## Start Stored data

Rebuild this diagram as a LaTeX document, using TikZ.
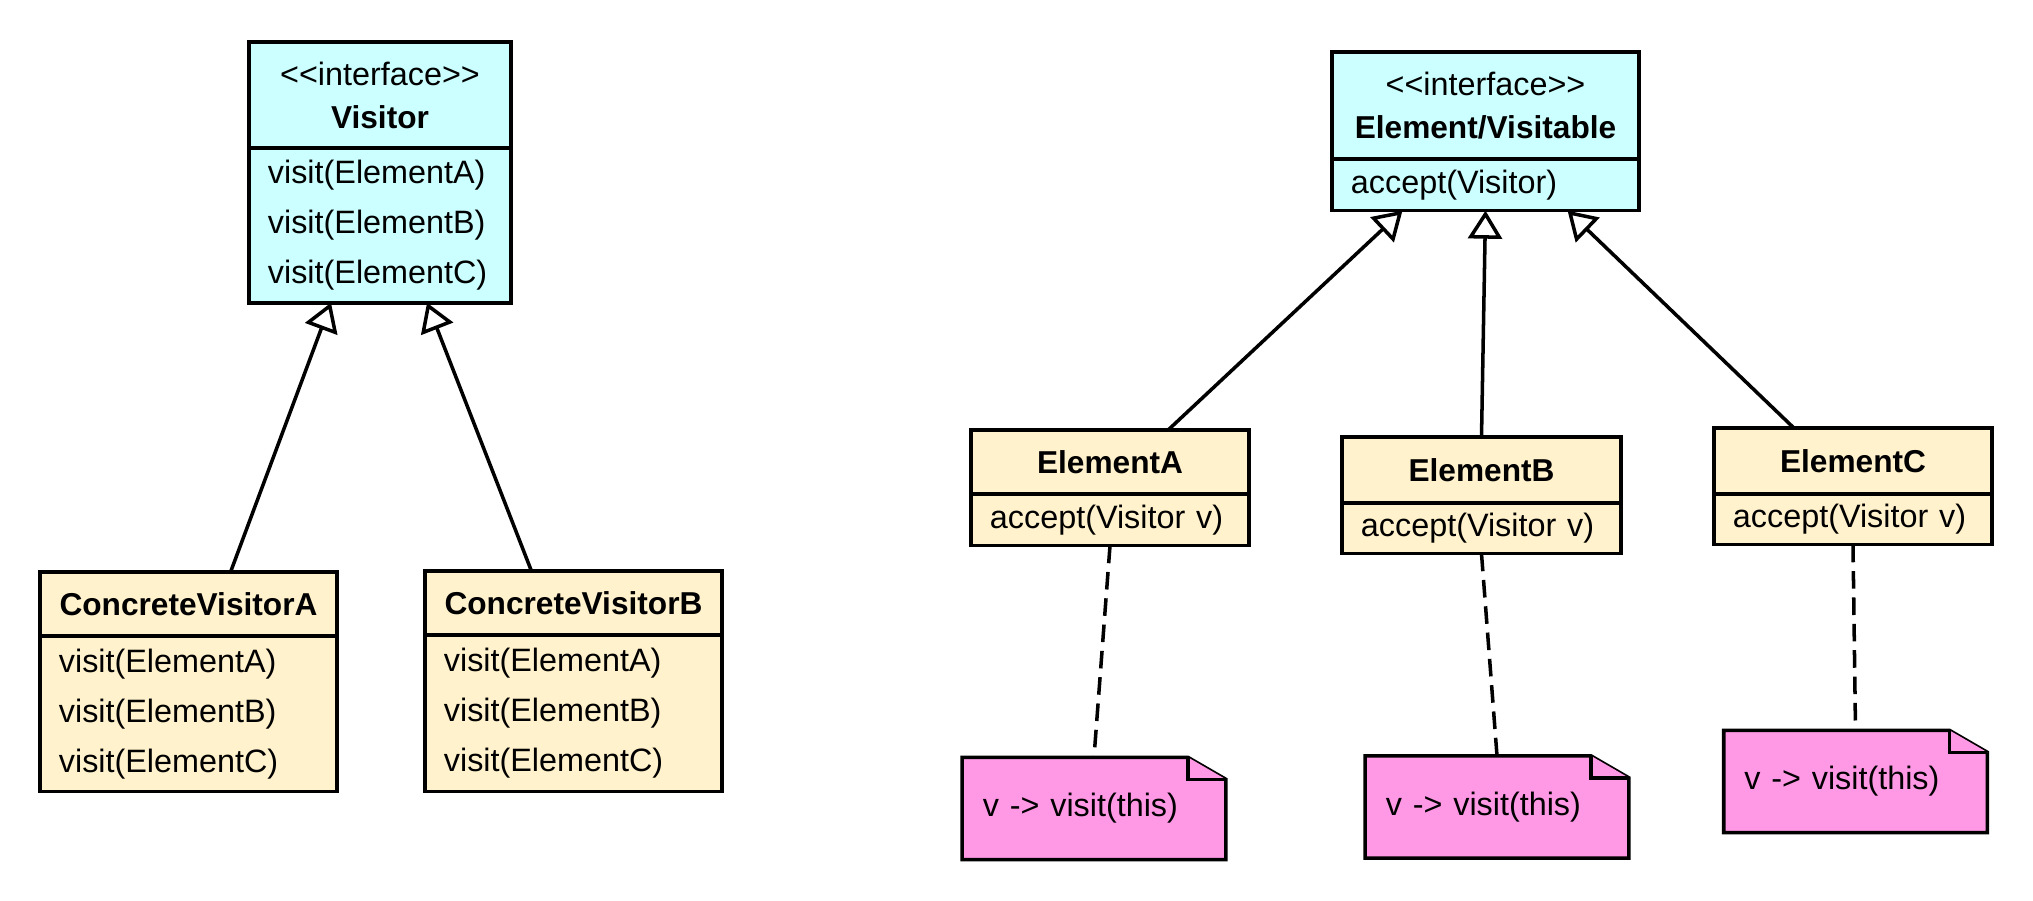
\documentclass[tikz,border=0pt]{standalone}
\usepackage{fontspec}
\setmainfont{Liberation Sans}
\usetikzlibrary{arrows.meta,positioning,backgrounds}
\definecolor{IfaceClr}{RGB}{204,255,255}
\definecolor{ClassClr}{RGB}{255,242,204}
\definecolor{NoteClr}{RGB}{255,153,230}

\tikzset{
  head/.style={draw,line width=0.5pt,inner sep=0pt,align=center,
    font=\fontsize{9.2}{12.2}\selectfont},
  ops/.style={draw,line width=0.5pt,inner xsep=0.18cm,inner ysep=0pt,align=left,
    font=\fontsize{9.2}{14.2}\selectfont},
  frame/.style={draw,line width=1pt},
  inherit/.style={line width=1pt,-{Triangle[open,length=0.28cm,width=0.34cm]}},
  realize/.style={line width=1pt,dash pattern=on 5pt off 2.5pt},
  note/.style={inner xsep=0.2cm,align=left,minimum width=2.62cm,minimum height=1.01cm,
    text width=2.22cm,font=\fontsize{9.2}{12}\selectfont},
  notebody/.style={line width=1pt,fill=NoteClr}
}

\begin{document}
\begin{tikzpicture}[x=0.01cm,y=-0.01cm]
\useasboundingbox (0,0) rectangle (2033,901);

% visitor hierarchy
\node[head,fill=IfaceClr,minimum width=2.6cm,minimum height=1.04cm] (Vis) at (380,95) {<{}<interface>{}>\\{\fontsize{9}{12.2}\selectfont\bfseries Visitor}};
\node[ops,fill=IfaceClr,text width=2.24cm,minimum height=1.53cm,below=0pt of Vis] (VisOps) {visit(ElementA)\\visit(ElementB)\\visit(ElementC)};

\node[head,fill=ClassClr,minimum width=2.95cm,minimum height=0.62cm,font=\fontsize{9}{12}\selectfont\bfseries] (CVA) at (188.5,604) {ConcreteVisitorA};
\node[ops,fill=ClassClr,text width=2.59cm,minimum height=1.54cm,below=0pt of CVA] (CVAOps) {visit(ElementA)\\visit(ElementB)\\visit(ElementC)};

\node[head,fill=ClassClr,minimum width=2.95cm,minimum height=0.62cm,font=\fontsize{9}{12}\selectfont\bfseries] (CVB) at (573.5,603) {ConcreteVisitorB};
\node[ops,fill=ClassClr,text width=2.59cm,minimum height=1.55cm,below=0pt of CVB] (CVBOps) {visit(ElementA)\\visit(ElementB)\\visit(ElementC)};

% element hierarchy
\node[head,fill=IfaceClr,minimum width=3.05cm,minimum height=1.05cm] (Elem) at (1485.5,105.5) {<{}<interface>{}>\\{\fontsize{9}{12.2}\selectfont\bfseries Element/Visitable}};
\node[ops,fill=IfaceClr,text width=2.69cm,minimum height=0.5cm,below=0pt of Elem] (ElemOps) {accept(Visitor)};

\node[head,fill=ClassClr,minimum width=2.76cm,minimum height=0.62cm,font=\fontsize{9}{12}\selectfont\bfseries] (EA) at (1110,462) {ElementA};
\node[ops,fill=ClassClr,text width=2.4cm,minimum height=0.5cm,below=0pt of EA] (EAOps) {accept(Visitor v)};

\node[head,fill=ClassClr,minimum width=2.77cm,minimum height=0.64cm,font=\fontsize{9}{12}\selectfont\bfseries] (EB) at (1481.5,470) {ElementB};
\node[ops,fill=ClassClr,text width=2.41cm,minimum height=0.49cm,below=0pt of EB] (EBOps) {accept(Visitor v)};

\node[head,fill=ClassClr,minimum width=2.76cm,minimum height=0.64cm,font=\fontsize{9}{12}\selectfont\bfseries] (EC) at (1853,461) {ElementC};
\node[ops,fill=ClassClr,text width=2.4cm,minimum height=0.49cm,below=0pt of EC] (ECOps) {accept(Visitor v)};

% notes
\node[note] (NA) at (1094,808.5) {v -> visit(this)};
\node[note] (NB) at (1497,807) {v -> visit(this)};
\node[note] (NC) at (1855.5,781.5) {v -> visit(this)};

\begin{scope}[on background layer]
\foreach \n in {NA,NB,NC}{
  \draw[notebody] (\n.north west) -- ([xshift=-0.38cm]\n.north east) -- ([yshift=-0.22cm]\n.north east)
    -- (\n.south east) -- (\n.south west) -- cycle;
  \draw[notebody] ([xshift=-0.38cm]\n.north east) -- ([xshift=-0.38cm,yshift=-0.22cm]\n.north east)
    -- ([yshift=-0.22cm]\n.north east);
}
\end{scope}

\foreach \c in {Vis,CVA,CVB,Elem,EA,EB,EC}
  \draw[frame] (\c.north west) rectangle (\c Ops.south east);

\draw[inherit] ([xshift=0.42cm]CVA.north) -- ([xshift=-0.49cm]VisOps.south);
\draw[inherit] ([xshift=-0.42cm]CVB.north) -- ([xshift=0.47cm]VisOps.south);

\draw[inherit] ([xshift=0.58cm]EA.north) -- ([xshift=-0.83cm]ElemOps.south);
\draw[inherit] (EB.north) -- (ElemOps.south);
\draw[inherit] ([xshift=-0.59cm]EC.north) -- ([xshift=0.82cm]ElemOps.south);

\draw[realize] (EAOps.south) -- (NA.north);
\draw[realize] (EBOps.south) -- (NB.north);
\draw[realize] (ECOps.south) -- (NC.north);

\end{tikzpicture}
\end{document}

## End Stored data

Look through the data and show every line containing "this".

▶ **Solution**
Rebuild this diagram as a LaTeX document, using TikZ.
\node[note] (NA) at (1094,808.5) {v -> visit(this)};
\node[note] (NB) at (1497,807) {v -> visit(this)};
\node[note] (NC) at (1855.5,781.5) {v -> visit(this)};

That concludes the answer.